-- start of RECORDED DATA --

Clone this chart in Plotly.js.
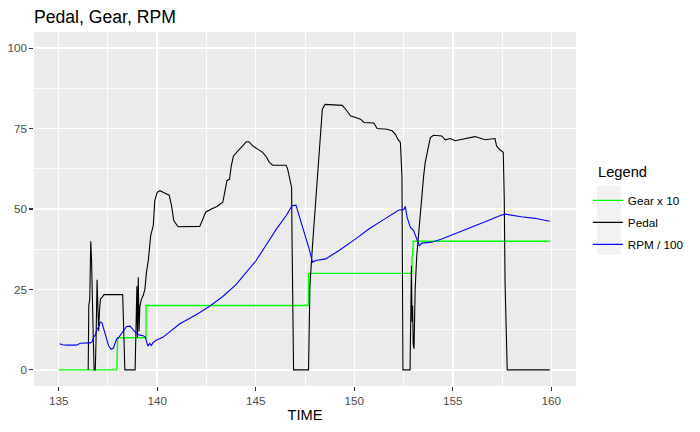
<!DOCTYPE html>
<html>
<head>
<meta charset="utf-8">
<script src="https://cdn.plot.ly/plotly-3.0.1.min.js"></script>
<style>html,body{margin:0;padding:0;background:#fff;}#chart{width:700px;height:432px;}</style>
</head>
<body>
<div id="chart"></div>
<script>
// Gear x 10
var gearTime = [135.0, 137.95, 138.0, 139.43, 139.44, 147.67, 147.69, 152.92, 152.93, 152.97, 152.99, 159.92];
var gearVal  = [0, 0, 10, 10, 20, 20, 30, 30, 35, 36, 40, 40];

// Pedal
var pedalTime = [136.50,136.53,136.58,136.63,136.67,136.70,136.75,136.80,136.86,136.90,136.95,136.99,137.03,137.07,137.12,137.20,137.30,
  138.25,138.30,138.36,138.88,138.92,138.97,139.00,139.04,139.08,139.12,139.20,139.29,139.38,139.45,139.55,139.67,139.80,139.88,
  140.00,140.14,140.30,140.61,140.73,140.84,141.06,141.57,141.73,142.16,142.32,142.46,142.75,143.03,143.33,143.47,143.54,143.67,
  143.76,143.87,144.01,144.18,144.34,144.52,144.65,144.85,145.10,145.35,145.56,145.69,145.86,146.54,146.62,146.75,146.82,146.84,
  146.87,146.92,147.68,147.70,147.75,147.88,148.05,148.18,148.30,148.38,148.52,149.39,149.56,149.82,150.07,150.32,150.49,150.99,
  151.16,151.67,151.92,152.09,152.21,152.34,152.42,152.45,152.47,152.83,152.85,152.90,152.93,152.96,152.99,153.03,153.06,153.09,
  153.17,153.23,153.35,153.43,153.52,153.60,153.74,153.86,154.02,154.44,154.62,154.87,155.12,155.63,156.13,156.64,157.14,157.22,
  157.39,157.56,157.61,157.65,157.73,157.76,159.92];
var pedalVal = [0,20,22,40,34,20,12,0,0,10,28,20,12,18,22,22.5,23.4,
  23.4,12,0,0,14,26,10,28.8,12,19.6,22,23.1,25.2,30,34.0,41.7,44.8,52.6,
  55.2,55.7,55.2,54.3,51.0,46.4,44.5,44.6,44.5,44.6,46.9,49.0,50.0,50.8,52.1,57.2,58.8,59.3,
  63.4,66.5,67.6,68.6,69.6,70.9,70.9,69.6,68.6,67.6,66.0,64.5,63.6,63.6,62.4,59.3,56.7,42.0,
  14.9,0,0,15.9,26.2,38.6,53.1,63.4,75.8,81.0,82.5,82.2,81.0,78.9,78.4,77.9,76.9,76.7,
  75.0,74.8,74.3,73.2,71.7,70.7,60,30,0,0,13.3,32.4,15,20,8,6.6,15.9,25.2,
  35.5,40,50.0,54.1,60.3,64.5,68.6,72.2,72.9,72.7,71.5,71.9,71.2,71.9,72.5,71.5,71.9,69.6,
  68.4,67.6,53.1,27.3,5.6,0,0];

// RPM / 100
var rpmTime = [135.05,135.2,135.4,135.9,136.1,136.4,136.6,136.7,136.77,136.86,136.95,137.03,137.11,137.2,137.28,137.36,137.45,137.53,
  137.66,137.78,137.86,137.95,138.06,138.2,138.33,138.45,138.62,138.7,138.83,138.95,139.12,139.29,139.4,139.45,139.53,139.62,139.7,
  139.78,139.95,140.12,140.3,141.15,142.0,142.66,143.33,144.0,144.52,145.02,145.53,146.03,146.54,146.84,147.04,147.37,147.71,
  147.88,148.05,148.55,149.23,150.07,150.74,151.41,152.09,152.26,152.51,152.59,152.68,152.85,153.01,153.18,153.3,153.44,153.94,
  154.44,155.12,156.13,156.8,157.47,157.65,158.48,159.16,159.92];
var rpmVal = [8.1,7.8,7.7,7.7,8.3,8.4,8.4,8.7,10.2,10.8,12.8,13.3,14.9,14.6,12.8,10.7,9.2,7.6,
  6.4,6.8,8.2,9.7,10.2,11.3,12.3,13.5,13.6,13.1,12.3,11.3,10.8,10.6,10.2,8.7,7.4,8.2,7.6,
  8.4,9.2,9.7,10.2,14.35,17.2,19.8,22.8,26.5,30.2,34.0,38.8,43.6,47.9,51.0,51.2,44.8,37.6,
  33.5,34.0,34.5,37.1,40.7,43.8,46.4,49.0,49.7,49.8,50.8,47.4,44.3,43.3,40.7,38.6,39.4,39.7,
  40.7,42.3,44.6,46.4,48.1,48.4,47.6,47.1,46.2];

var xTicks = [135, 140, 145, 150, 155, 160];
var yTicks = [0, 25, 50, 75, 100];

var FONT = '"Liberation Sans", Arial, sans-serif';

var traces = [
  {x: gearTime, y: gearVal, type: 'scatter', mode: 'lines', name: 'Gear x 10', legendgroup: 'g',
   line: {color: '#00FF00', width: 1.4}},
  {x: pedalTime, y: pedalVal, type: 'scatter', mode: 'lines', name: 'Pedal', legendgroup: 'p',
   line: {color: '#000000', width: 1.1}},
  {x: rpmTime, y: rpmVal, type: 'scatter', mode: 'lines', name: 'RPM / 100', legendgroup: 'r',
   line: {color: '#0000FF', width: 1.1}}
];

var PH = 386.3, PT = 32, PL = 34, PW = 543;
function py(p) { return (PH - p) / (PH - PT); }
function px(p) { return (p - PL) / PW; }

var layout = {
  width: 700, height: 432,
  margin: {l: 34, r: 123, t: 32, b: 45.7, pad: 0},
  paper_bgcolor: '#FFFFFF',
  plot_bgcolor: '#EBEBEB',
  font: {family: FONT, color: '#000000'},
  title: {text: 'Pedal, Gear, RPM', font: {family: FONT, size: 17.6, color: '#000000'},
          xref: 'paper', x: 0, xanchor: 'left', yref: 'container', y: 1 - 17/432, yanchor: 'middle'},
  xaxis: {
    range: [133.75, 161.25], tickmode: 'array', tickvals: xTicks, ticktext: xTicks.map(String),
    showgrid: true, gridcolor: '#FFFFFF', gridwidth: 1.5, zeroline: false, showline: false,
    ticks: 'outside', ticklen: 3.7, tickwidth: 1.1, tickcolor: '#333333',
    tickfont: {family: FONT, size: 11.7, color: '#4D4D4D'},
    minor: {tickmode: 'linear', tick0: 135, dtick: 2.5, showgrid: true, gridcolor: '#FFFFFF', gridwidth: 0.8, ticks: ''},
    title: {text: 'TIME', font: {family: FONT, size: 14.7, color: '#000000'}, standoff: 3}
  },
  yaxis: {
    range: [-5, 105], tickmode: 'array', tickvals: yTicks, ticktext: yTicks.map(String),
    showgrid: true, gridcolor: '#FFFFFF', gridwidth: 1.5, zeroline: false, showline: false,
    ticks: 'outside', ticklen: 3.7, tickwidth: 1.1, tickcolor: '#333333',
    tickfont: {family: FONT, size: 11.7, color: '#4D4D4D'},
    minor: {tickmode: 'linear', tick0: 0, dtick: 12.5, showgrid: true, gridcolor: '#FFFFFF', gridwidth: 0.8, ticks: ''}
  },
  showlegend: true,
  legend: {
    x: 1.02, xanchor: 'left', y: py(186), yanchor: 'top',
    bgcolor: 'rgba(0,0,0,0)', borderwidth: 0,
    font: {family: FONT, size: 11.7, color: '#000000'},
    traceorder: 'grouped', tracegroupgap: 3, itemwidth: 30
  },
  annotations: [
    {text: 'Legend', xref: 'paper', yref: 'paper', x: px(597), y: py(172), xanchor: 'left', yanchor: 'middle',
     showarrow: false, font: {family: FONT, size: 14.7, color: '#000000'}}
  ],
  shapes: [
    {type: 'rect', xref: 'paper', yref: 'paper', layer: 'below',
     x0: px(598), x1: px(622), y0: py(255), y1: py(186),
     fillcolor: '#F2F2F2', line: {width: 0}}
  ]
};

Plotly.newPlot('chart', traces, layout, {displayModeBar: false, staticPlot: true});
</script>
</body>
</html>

-- end of RECORDED DATA --

SHORT TASK: Your task is to return the lines above, from the first one up to and including the line containing "36, 40, 40];", minus any pictures.

RESULT FOR THIS EXERCISE:
Clone this chart in Plotly.js.
<!DOCTYPE html>
<html>
<head>
<meta charset="utf-8">
<script src="https://cdn.plot.ly/plotly-3.0.1.min.js"></script>
<style>html,body{margin:0;padding:0;background:#fff;}#chart{width:700px;height:432px;}</style>
</head>
<body>
<div id="chart"></div>
<script>
// Gear x 10
var gearTime = [135.0, 137.95, 138.0, 139.43, 139.44, 147.67, 147.69, 152.92, 152.93, 152.97, 152.99, 159.92];
var gearVal  = [0, 0, 10, 10, 20, 20, 30, 30, 35, 36, 40, 40];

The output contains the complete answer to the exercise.